Whether you need to provide evidence of your accredited investor status depends primarily on the type of fund. For 506(c) funds, which can be publicly advertised, the SEC mandates that fund managers take “reasonable steps” to verify accreditation. This verification is required because these funds are marketed to a broad audience, and SEC rules ensure that only accredited investors participate. To verify accreditation, managers often request documentation, such as tax returns or bank and brokerage statements, and may also rely on attestation letters from financial professionals like CPAs or attorneys. This extra scrutiny is necessary given the public reach of 506(c) offerings and is a key compliance step for fund managers choosing this route. For more information on the types of evidence we can accept based on entity type, please click here.
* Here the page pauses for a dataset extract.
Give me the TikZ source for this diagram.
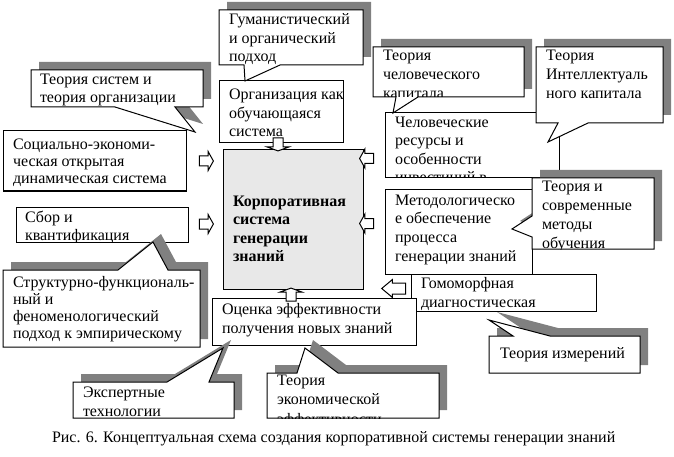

In contrast, 506(b) funds are limited to private networks and do not permit general solicitation or public advertising. These funds generally allow investors to self-certify their accredited status, which involves filling out a form to confirm they meet income or net worth requirements. Most venture and private equity funds operating under 506(b) keep to accredited investors only, avoiding the added burden of significant compliance and detailed disclosures. Self-certification without document verification streamlines the process, but investors should be accurate and truthful, as false information carries legal consequences.

By following the required steps during onboarding, you’ll be aligned with the necessary compliance measures. For 506(c) funds, AngelList will prompt you to provide documentation to verify your accredited status in accordance with SEC requirements. For 506(b) funds, self-certification is generally sufficient, provided the fund limits participation to accredited investors within established networks.